1. Market Conditions
All markets affect the value of all businesses. Whether the economy is good, bad, or ugly, your business and your ability to sell it will be impacted in some way, shape, or form.
Take the economy at face value. Timing the market isn’t as simple as capitalizing on a hot economy or getting out before a downturn. Businesses still sell in difficult economic conditions, and many don’t sell even in the best of times. During the pandemic, some industries were decimated while others boomed beyond belief. Nevertheless, you certainly want to understand what the market is doing, where it’s trending, and how the macroeconomics might affect the timing of your exit if you’re looking to sell.
2. Risk vs. Reward
Market readiness is only one part of exit readiness. More important is owner readiness. Are you truly ready to embark on the emotional journey of the exit, let go of the business, and move forward in life? As an entrepreneur, you are a risk taker. Business is like gambling. You believe you’re going to win, and you always want more. If your business is salable and the market is favorable, it will come down to risk vs. reward.
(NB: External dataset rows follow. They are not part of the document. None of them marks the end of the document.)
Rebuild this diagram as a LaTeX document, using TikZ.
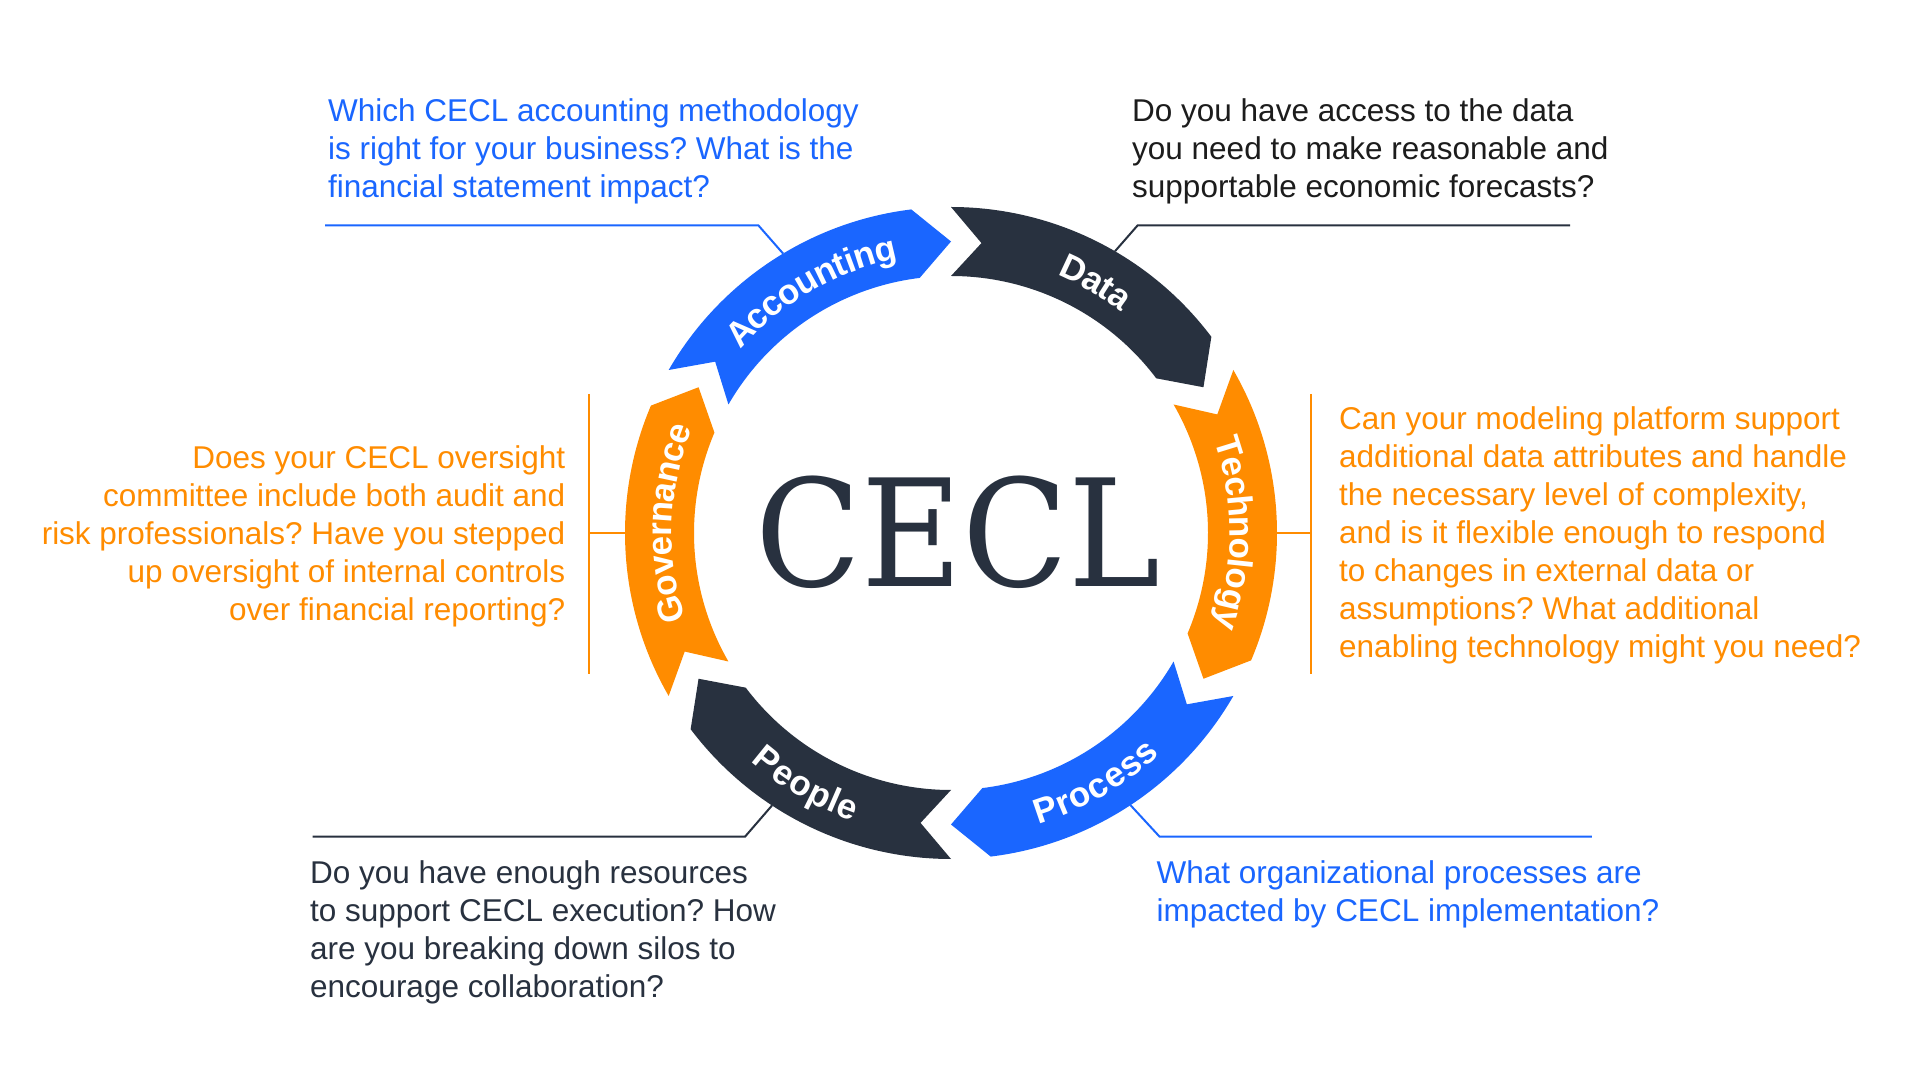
\documentclass[tikz,border=0pt]{standalone}
\usepackage{fontspec}
\setmainfont{Liberation Sans}
\newfontfamily\cecltype{DejaVu Serif}
\usetikzlibrary{decorations.text}
\definecolor{cblue}{HTML}{1A66FF}
\definecolor{cdark}{HTML}{28313F}
\definecolor{corange}{HTML}{FF8C00}
\definecolor{cblack}{HTML}{1C1C1C}
\newcommand\lbl{\fontsize{35}{35}\selectfont\bfseries}
\frenchspacing
\begin{document}
\begin{tikzpicture}[x=1pt,y=1pt,
  qtext/.style={inner sep=0pt, font=\fontsize{31.5}{38}\selectfont},
  lead/.style={line width=2pt},
  arclabel/.style={decorate, decoration={text along path, text align=center, text color=white, raise=-12.5pt, text={|\lbl|#1}}}
]
\useasboundingbox (0,0) rectangle (1920,1080);
\fill[white] (0,0) rectangle (1920,1080);

\begin{scope}[shift={(951,547)}]
  % ring segments (clockwise arrows)
  \foreach \T/\c in {150/cblue,90/cdark,30/corange,-30/cblue,-90/cdark,-150/corange}{
    \fill[\c] (\T:326) arc[start angle=\T, end angle=\T-53, radius=326]
      -- (\T-60:291.5) -- (\T-53:257)
      arc[start angle=\T-53, end angle=\T, radius=257]
      -- (\T-6:291.5) -- cycle;
  }
  % labels along the ring
  \path[arclabel=Accounting] (160:291.5) arc[start angle=160, end angle=80, radius=291.5];
  \path[arclabel=Data] (100:291.5) arc[start angle=100, end angle=20, radius=291.5];
  \path[arclabel=Technology] (40:291.5) arc[start angle=40, end angle=-40, radius=291.5];
  \path[arclabel=Governance] (218:291.5) arc[start angle=218, end angle=138, radius=291.5];
  \path[arclabel=Process] (-100:291.5) arc[start angle=-100, end angle=-20, radius=291.5];
  \path[arclabel=People] (-160:291.5) arc[start angle=-160, end angle=-80, radius=291.5];
  % leader anchor points on the ring
  \coordinate (accR) at (121:326);
  \coordinate (dataR) at (59.8:326);
  \coordinate (govR) at (180:326);
  \coordinate (techR) at (0:326);
  \coordinate (peoR) at (-123.3:326);
  \coordinate (proR) at (-56.6:326);
\end{scope}

\node[anchor=base, text=cdark, font=\cecltype\fontsize{149}{149}\selectfont, inner sep=0pt, xscale=0.93, transform shape] (cecl) at (958,493.3) {CECL};

% question texts
\node[qtext, anchor=north west, align=left, text=cblue] (accQ) at (328,982)
  {Which CECL accounting methodology\\is right for your business? What is the\\financial statement impact?};
\node[qtext, anchor=north west, align=left, text=cblack] (dataQ) at (1132,982)
  {Do you have access to the data\\you need to make reasonable and\\supportable economic forecasts?};
\node[qtext, anchor=north east, align=right, text=corange] (govQ) at (565.5,635)
  {Does your CECL oversight\\committee include both audit and\hspace*{0.28em}\\risk professionals? Have you stepped\\up oversight of internal controls\\over financial reporting?};
\node[qtext, anchor=north west, align=left, text=corange] (techQ) at (1339,674)
  {Can your modeling platform support\\additional data attributes and handle\\the necessary level of complexity,\\and is it flexible enough to respond\\to changes in external data or\\assumptions? What additional\\enabling technology might you need?};
\node[qtext, anchor=north west, align=left, text=cdark] (peoQ) at (310,219.5)
  {Do you have enough resources\\to support CECL execution? How\\are you breaking down silos to\\encourage collaboration?};
\node[qtext, anchor=north west, align=left, text=cblue] (proQ) at (1156.5,220)
  {What organizational processes are\\impacted by CECL implementation?};

% leader lines
\coordinate (accK) at (758.3,854.7);
\coordinate (accE) at (325,854.7);
\draw[lead, cblue] (accR) -- (accK) -- (accE);

\coordinate (dataK) at (1137.7,854.7);
\coordinate (dataE) at (1570,854.7);
\draw[lead, cdark] (dataR) -- (dataK) -- (dataE);

\coordinate (govK) at (589.4,547);
\coordinate (govT) at (589.4,686);
\coordinate (govB) at (589.4,406);
\draw[lead, corange] (govR) -- (govK);
\draw[lead, corange] (govT) -- (govB);

\coordinate (techK) at (1311,547);
\coordinate (techT) at (1311,686);
\coordinate (techB) at (1311,406);
\draw[lead, corange] (techR) -- (techK);
\draw[lead, corange] (techT) -- (techB);

\coordinate (peoK) at (745,243.3);
\coordinate (peoE) at (312.7,243.3);
\draw[lead, cdark] (peoR) -- (peoK) -- (peoE);

\coordinate (proK) at (1159.6,243.3);
\coordinate (proE) at (1591.8,243.3);
\draw[lead, cblue] (proR) -- (proK) -- (proE);
\end{tikzpicture}
\end{document}
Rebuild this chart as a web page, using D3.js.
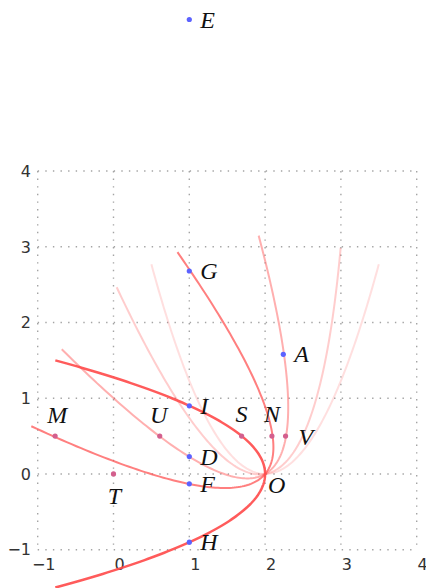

Should you stay in business for another couple of years, put more into it, and hope that you get more money out of it? The risk is that we only know the value of the business today, and that value could go down. We can try to predict the future, but there’s no way to know what will happen in your business or in the world. The reward, of course, is that your business could grow and, in turn, so could the sale price. Owner readiness is when you’re ready for the reward without the risk.
3. The Disciplined Decision
The third part of exit readiness, alongside market and owner readiness, is business readiness. The business must be salable. The biggest risk—even bigger than the risk of a market crash—is that you could hold on to a salable business for too long and the value could diminish to the point where it’s no longer salable.
Remember, we don’t know what the business will be worth tomorrow or the next day, much less next year or several years down the line. We all get enough doom and gloom from the news, so we won’t rattle off the things that could go wrong. Just know that the time to exit is when things are going right. It can be extremely difficult to exit when you’re at the top of your game, but it’s the disciplined decision to achieve your Win.
4. The Key Definition
Don’t waste time squabbling over the definition of a recession. It means nothing on the micro level that is your exit. The definition that does matter, however, is your definition of “enough.” More money will always sound nice. More business will always be enticing, but how much is enough? Only when you have a clear definition of “enough” can you begin to think about timing the market accordingly.